NGOs must widen the scope of risk assessment to consider whether their programmes are vulnerable to corruption, such as theft or misappropriation of funds or in-kind goods by warring parties, real or perceived inequities in the distribution of aid and sexual abuse and exploitation of beneficiaries by agency or partner staff. While every situation is different, in all cases NGOs have to balance their commitment to humanitarian principles with the need to control the risk of corruption so as to be truly accountable to their beneficiaries and donors. They should also be transparent with stakeholders about these challenges, and how they may affect decisions about whether or not to continue their work.

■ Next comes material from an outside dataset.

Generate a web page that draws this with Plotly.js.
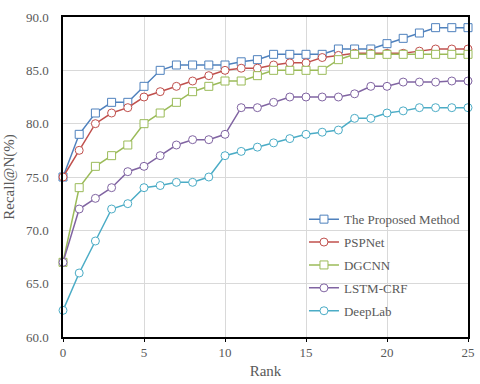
<!DOCTYPE html>
<html>
<head>
<meta charset="utf-8">
<script src="https://cdn.plot.ly/plotly-3.0.1.min.js"></script>
<style>
  body { margin: 0; background: #fff; }
  #chart { width: 480px; height: 384px; }
</style>
</head>
<body>
<div id="chart"></div>
<script>
// rank 0..25
var rank = [];
for (let i = 0; i <= 25; i++) rank.push(i);

var names = ['The Proposed Method', 'PSPNet', 'DGCNN', 'LSTM-CRF', 'DeepLab'];

var proposed = [75, 79, 81, 82, 82, 83.5, 85, 85.5, 85.5, 85.5, 85.5, 85.8, 86, 86.5, 86.5, 86.5, 86.5, 87, 87, 87, 87.5, 88, 88.5, 89, 89, 89];
var pspnet = [75, 77.5, 80, 81, 81.5, 82.5, 83, 83.5, 84, 84.5, 85, 85.2, 85.2, 85.5, 85.7, 85.7, 86.2, 86.4, 86.6, 86.6, 86.6, 86.6, 86.8, 87, 87, 87];
var dgcnn = [67, 74, 76, 77, 78, 80, 81, 82, 83, 83.5, 84, 84, 84.5, 85, 85, 85, 85, 86, 86.5, 86.5, 86.5, 86.5, 86.5, 86.5, 86.5, 86.5];
var lstmcrf = [67, 72, 73, 74, 75.5, 76, 77, 78, 78.5, 78.5, 79, 81.5, 81.5, 82, 82.5, 82.5, 82.5, 82.5, 82.8, 83.5, 83.5, 83.9, 83.9, 83.9, 84, 84];
var deeplab = [62.5, 66, 69, 72, 72.5, 74, 74.2, 74.5, 74.5, 75, 77, 77.4, 77.8, 78.2, 78.6, 79, 79.2, 79.4, 80.5, 80.5, 81, 81.2, 81.5, 81.5, 81.5, 81.5];

var series = [proposed, pspnet, dgcnn, lstmcrf, deeplab];
var colors = ['#4f81bd', '#c0504d', '#9bbb59', '#8064a2', '#4bacc6'];
var symbols = ['square', 'circle', 'square', 'circle', 'circle'];

var data = [];
for (let i = 0; i < series.length; i++) {
    data.push({
        x: rank,
        y: series[i],
        name: names[i],
        legendgroup: 'g' + i,
        type: 'scatter',
        mode: 'lines+markers',
        cliponaxis: false,
        line: {color: colors[i], width: 1.5},
        marker: {
            symbol: symbols[i],
            size: 8,
            color: 'white',
            line: {color: colors[i], width: 1}
        }
    });
}

var serif = 'Liberation Serif';
var grey = '#595959';

var layout = {
    width: 480,
    height: 384,
    margin: {l: 63, r: 12, t: 17, b: 47},
    paper_bgcolor: 'white',
    plot_bgcolor: 'white',
    showlegend: true,
    legend: {
        x: 0.595,
        y: 0.415,
        xanchor: 'left',
        yanchor: 'top',
        bgcolor: 'rgba(0,0,0,0)',
        tracegroupgap: 3,
        font: {family: serif, size: 13, color: grey}
    },
    xaxis: {
        range: [0, 25],
        dtick: 5,
        tick0: 0,
        showgrid: true,
        gridcolor: '#d9d9d9',
        zeroline: false,
        showline: true,
        linecolor: 'black',
        linewidth: 1.5,
        mirror: true,
        ticks: 'outside',
        ticklen: 3,
        tickcolor: 'black',
        tickfont: {family: serif, size: 13, color: grey},
        title: {text: 'Rank', font: {family: serif, size: 15, color: grey}, standoff: 6}
    },
    yaxis: {
        range: [60, 90],
        dtick: 5,
        tickformat: '.1f',
        showgrid: true,
        gridcolor: '#d9d9d9',
        zeroline: false,
        showline: true,
        linecolor: 'black',
        linewidth: 1.5,
        mirror: true,
        ticks: '',
        ticklabelstandoff: 10,
        tickfont: {family: serif, size: 13, color: grey},
        title: {text: 'Recall@N(%)', font: {family: serif, size: 15, color: grey}, standoff: 8}
    }
};

Plotly.newPlot('chart', data, layout, {displayModeBar: false});
</script>
</body>
</html>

NGO’s unethical practices in india
In 2014, a much publicised leaked report by the Intelligence Bureau (IB) warned us that several NGOs, including Greenpeace India, were having a detrimental effect on India’s economic development.
Since then, the government has blocked access to Greenpeace India’s foreign funding, a matter which is now still before the courts. And in 2015, Greenpeace India activist Priya Pillai was offloaded from a flight bound to London where she was to make a case to British Parliamentarians that they should put pressure on London-registered Essar Energy to stop alleged environmental and human rights violation in their projects in Madhya Pradesh.
India’s intelligentsia will have you believe that it’s only authoritarian governments like China, Russia and, by inference, India who’ve clamped down on their activities. But in several thriving and mature democracies, such as Canada and New Zealand, Greenpeace at different points lost its charitable status because the governments of those countries deemed its activities to be political in nature and not really, or at least not principally, charitable.
There is perfectly legitimate ground to debate where the tradeoff between individual liberty and national security, including economic security, should be drawn. But to deny that such a tradeoff does exist as between liberty and any other aspect of the collective good, is intellectually dishonest.